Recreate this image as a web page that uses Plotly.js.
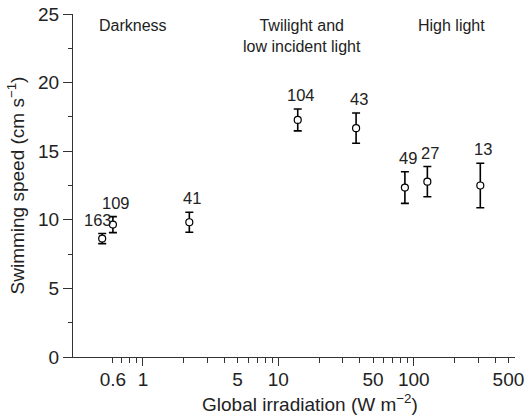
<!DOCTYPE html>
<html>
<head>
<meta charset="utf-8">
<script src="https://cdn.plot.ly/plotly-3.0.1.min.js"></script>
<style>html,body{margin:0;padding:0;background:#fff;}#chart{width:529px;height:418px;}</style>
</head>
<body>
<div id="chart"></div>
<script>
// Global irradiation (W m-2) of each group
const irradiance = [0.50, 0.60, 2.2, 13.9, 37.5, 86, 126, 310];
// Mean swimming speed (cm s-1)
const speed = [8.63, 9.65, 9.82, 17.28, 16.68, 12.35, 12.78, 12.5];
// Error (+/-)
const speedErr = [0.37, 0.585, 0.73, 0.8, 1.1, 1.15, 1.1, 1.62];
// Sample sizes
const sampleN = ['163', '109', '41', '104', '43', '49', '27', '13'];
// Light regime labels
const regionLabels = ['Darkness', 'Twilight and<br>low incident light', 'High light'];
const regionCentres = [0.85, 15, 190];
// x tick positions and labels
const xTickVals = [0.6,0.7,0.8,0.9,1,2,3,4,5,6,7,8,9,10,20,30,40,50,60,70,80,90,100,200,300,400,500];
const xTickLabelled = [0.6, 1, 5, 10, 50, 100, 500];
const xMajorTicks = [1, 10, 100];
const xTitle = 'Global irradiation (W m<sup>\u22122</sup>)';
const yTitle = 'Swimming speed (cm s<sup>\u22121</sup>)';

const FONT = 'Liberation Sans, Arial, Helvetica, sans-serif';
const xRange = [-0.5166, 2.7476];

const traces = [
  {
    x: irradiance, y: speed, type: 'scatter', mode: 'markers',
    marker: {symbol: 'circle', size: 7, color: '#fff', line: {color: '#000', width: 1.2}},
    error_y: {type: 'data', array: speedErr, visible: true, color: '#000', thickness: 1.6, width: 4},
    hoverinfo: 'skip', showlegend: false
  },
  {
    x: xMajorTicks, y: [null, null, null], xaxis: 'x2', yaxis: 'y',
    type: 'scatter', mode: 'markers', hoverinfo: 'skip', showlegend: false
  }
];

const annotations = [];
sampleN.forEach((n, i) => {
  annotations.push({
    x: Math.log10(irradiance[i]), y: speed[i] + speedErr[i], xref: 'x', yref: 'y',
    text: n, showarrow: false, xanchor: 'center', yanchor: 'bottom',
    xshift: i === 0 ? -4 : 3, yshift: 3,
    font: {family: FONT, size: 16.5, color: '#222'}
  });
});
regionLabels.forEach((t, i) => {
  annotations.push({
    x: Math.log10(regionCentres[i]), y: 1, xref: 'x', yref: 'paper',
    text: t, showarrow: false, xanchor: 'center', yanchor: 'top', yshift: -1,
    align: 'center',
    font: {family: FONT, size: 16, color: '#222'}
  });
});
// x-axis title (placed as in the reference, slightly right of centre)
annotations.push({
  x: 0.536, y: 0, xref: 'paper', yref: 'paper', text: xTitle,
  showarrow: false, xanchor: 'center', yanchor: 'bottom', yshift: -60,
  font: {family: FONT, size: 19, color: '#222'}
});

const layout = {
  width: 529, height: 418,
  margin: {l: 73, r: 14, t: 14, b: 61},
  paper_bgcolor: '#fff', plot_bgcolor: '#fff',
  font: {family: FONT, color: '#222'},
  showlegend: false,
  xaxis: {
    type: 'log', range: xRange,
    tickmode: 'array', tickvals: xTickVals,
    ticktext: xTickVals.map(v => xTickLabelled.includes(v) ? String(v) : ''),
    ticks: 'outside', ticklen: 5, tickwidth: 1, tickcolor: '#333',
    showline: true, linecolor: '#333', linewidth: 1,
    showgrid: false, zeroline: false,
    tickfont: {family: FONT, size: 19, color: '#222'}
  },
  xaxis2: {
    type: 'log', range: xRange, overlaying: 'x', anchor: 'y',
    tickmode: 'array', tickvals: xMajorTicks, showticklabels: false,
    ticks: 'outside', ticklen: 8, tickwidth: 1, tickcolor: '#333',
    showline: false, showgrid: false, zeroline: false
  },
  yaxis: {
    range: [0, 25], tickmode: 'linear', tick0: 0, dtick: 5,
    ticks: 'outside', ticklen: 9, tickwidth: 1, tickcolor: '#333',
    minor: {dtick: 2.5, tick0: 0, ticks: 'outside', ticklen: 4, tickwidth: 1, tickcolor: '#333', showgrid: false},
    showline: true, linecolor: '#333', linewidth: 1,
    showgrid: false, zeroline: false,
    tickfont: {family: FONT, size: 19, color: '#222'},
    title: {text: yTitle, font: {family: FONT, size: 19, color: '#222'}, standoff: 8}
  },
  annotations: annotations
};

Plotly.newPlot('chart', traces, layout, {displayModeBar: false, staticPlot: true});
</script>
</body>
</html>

* * *

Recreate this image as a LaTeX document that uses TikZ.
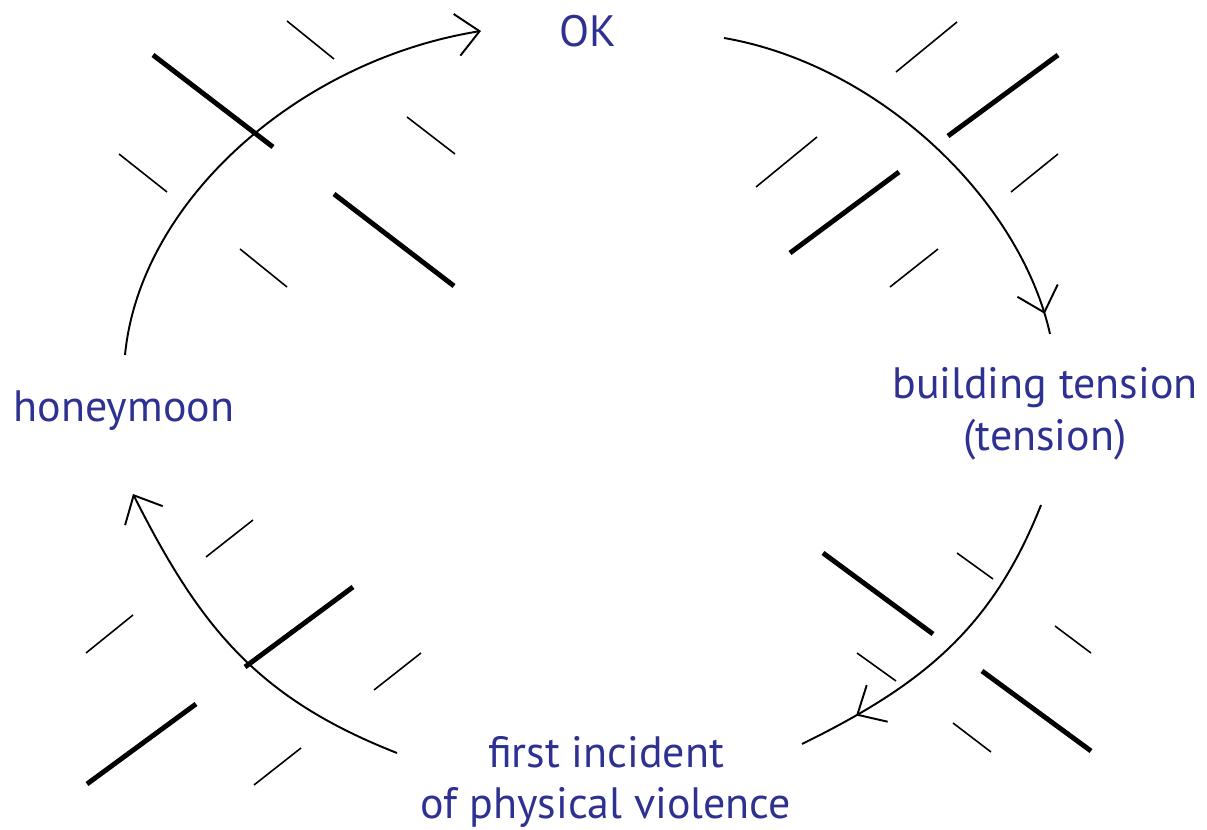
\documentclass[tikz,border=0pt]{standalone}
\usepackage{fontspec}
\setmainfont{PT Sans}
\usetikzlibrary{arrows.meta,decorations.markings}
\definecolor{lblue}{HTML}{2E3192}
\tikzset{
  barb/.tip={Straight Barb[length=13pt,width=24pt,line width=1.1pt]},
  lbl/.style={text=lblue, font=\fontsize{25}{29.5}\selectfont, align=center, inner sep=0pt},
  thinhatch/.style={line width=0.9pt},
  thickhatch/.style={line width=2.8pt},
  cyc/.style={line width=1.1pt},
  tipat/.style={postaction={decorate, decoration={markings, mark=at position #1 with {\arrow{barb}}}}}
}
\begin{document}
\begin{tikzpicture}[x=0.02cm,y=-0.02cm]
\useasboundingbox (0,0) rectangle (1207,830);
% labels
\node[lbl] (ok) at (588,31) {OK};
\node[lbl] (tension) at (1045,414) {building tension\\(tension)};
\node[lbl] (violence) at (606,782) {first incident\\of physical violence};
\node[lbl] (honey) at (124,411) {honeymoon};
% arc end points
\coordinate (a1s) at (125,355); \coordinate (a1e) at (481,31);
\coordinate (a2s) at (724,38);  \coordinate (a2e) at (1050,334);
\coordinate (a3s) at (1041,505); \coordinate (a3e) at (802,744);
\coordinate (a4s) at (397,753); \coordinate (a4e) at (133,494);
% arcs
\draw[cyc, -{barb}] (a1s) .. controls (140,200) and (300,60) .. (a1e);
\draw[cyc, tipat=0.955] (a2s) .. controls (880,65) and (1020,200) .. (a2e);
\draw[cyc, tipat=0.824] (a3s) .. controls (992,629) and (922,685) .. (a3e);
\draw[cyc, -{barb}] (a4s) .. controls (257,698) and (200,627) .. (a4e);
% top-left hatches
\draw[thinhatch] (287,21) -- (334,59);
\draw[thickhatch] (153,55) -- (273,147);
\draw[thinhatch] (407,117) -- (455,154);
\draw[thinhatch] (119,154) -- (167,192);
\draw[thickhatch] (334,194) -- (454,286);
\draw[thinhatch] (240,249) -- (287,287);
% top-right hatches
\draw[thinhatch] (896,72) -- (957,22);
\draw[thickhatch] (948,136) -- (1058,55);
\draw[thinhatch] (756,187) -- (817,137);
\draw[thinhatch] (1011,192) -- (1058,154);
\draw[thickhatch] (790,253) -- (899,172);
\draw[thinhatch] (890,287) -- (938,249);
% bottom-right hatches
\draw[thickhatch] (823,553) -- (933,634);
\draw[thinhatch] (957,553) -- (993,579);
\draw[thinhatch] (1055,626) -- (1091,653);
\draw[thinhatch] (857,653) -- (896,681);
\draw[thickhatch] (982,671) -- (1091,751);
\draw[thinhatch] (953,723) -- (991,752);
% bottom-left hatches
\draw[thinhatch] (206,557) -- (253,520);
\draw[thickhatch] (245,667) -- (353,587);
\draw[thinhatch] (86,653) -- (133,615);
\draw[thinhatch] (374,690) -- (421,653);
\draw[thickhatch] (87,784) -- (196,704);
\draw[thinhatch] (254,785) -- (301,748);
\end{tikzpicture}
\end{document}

--

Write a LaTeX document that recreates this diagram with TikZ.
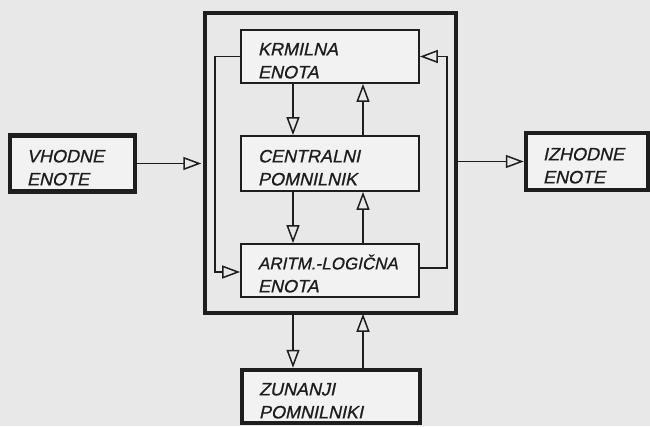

◆ Task to complete:
Begin at the line containing "Recreate this image as a web", end at the line containing "const xRange = [-0.5166, 2.7476];", and copy those lines word for word, both included. Skip pictures.

◆ Answer in full:
Recreate this image as a web page that uses Plotly.js.
<!DOCTYPE html>
<html>
<head>
<meta charset="utf-8">
<script src="https://cdn.plot.ly/plotly-3.0.1.min.js"></script>
<style>html,body{margin:0;padding:0;background:#fff;}#chart{width:529px;height:418px;}</style>
</head>
<body>
<div id="chart"></div>
<script>
// Global irradiation (W m-2) of each group
const irradiance = [0.50, 0.60, 2.2, 13.9, 37.5, 86, 126, 310];
// Mean swimming speed (cm s-1)
const speed = [8.63, 9.65, 9.82, 17.28, 16.68, 12.35, 12.78, 12.5];
// Error (+/-)
const speedErr = [0.37, 0.585, 0.73, 0.8, 1.1, 1.15, 1.1, 1.62];
// Sample sizes
const sampleN = ['163', '109', '41', '104', '43', '49', '27', '13'];
// Light regime labels
const regionLabels = ['Darkness', 'Twilight and<br>low incident light', 'High light'];
const regionCentres = [0.85, 15, 190];
// x tick positions and labels
const xTickVals = [0.6,0.7,0.8,0.9,1,2,3,4,5,6,7,8,9,10,20,30,40,50,60,70,80,90,100,200,300,400,500];
const xTickLabelled = [0.6, 1, 5, 10, 50, 100, 500];
const xMajorTicks = [1, 10, 100];
const xTitle = 'Global irradiation (W m<sup>\u22122</sup>)';
const yTitle = 'Swimming speed (cm s<sup>\u22121</sup>)';

const FONT = 'Liberation Sans, Arial, Helvetica, sans-serif';
const xRange = [-0.5166, 2.7476];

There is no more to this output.